H.   La Pureté demanda à l’Infini[1]  : Connaissez-vous le Principe ? — Je ne le connais pas, dit l’Infini. — Alors la Pureté demanda à l’Inaction : — Connaissez-vous le Principe ? — Je le connais, dit l’Inaction. — Par réflexion, ou par intuition ? demanda la Pureté. — Par réflexion, dit l’Inaction. — Expliquez-vous, fit la Pureté. — Voici, dit l’Inaction : Je pense du Principe, qu’il est le confluent des contrastes, noblesse et vulgarité, collection et dispersion ; je le connais donc par réflexion. — Pureté s’en fut consulter l’État primordial. Lequel, demanda-t-elle, a bien répondu ? Qui a raison, et qui a tort ? — L’État primordial dit : L’Infini a dit, je ne connais pas le Principe ; cette réponse est profonde.
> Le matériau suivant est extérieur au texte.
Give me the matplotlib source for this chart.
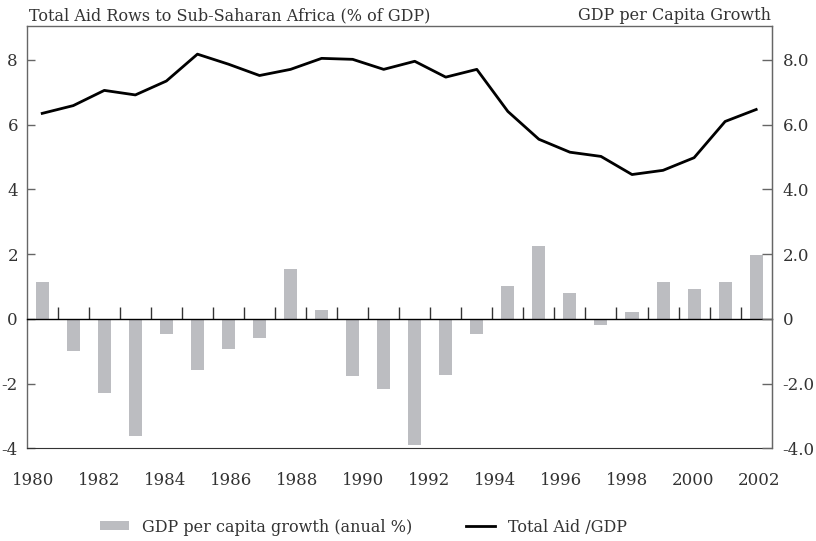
import matplotlib
matplotlib.use('Agg')
import matplotlib.pyplot as plt
from matplotlib.patches import Patch
from matplotlib.lines import Line2D
import numpy as np

plt.rcParams['font.family'] = ['DejaVu Serif']
plt.rcParams['text.color'] = '#333333'

years = list(range(1980, 2004))
gdp_growth = [1.14, -1.00, -2.29, -3.62, -0.47, -1.58, -0.93, -0.59, 1.53, 0.26,
              -1.77, -2.17, -3.89, -1.74, -0.47, 1.00, 2.24, 0.79, -0.19, 0.20,
              1.13, 0.91, 1.13, 1.96]
aid_gdp = [6.35, 6.59, 7.06, 6.92, 7.35, 8.18, 7.87, 7.52, 7.71, 8.05,
           8.02, 7.71, 7.96, 7.47, 7.71, 6.41, 5.55, 5.15, 5.02, 4.46,
           4.59, 4.98, 6.10, 6.47]
year_labels = list(range(1980, 2003, 2))
left_ticks = [-4, -2, 0, 2, 4, 6, 8]
left_tick_labels = ['-4', '-2', '0', '2', '4', '6', '8']
right_tick_labels = ['-4.0', '-2.0', '0', '2.0', '4.0', '6.0', '8.0']

BAR_COLOR = '#bcbdc1'
TXT = '#333333'
FS = 12
FS_T = 11.5

fig = plt.figure(figsize=(8.16, 5.41), dpi=100)
ax = fig.add_axes([26.7 / 816, 1 - 448.3 / 541, 745 / 816, (448.3 - 26) / 541])

x = np.arange(len(years))
ax.bar(x, gdp_growth, width=0.42, color=BAR_COLOR, zorder=2)
ax.plot(x, aid_gdp, color='black', lw=2.0, zorder=3, solid_joinstyle='round')
ax.set_xlim(-0.5, len(years) - 0.5)
ax.set_ylim(-4, 9.05)

ax.spines['bottom'].set_position(('data', 0))
ax.spines['bottom'].set_color('black')
ax.spines['bottom'].set_linewidth(1.0)
ax.spines['bottom'].set_zorder(4)
for s in ['top', 'left', 'right']:
    ax.spines[s].set_color('#666666')
    ax.spines[s].set_linewidth(1.0)
ax.set_xticks(x[:-1] + 0.5)
ax.tick_params(axis='x', direction='in', length=9, width=1, color='#333333',
               labelbottom=False)
ax.set_yticks(left_ticks)
ax.set_yticklabels(left_tick_labels)
ax.tick_params(axis='y', direction='in', length=6, width=1, color='#666666',
               pad=6.3, labelsize=FS, labelcolor=TXT)

# year labels on the frame bottom
ax2 = ax.twiny()
ax2.set_xlim(1979.817, 2002.393)
ax2.xaxis.set_ticks_position('bottom')
ax2.xaxis.set_label_position('bottom')
ax2.spines['bottom'].set_position(('axes', 0))
ax2.spines['bottom'].set_color('#333333')
for s in ['top', 'left', 'right']:
    ax2.spines[s].set_visible(False)
ax2.set_xticks(year_labels)
ax2.set_xticklabels([str(y) for y in year_labels])
ax2.tick_params(axis='x', length=0, pad=17, labelsize=FS, labelcolor=TXT)

# right axis
ax3 = ax.twinx()
ax3.set_ylim(ax.get_ylim())
ax3.set_yticks(left_ticks)
ax3.set_yticklabels(right_tick_labels)
ax3.tick_params(axis='y', direction='in', length=7, width=1, color='#666666',
                pad=7.7, labelsize=FS, labelcolor=TXT)
for s in ['top', 'left', 'bottom']:
    ax3.spines[s].set_visible(False)
ax3.spines['right'].set_color('#666666')

fig.text(29 / 816, 1 - 20 / 541, 'Total Aid Rows to Sub-Saharan Africa (% of GDP)',
         ha='left', va='baseline', fontsize=FS_T, color=TXT)
fig.text(770.7 / 816, 1 - 20 / 541, 'GDP per Capita Growth',
         ha='right', va='baseline', fontsize=FS_T, color=TXT)

handles = [Patch(facecolor=BAR_COLOR, edgecolor='none', label='GDP per capita growth (anual %)'),
           Line2D([0], [0], color='black', lw=2.0, label='Total Aid /GDP')]
leg = fig.legend(handles=handles, loc='center left', bbox_to_anchor=(100 / 816, 1 - 527 / 541),
                 ncol=2, frameon=False, handlelength=1.8, handleheight=0.5,
                 handletextpad=0.85, columnspacing=3.35, borderpad=0, borderaxespad=0,
                 fontsize=FS_T)
for t in leg.get_texts():
    t.set_color(TXT)

fig.savefig('out.png', dpi=100)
L’Inaction a dit, je connais le Principe ; cette réponse est superficielle. (L’Infini a eu raison de dire qu’il ne savait rien de l’essence du Principe. L’Inaction a pu dire qu’elle le connaissait, quant à ses manifestations extérieures). — Frappée de cette réponse, Pureté dit : Ah ! alors, ne pas le connaître c’est le connaître (son essence), le connaître (ses

  1. Comparez ci dessus A. Morceau analogue.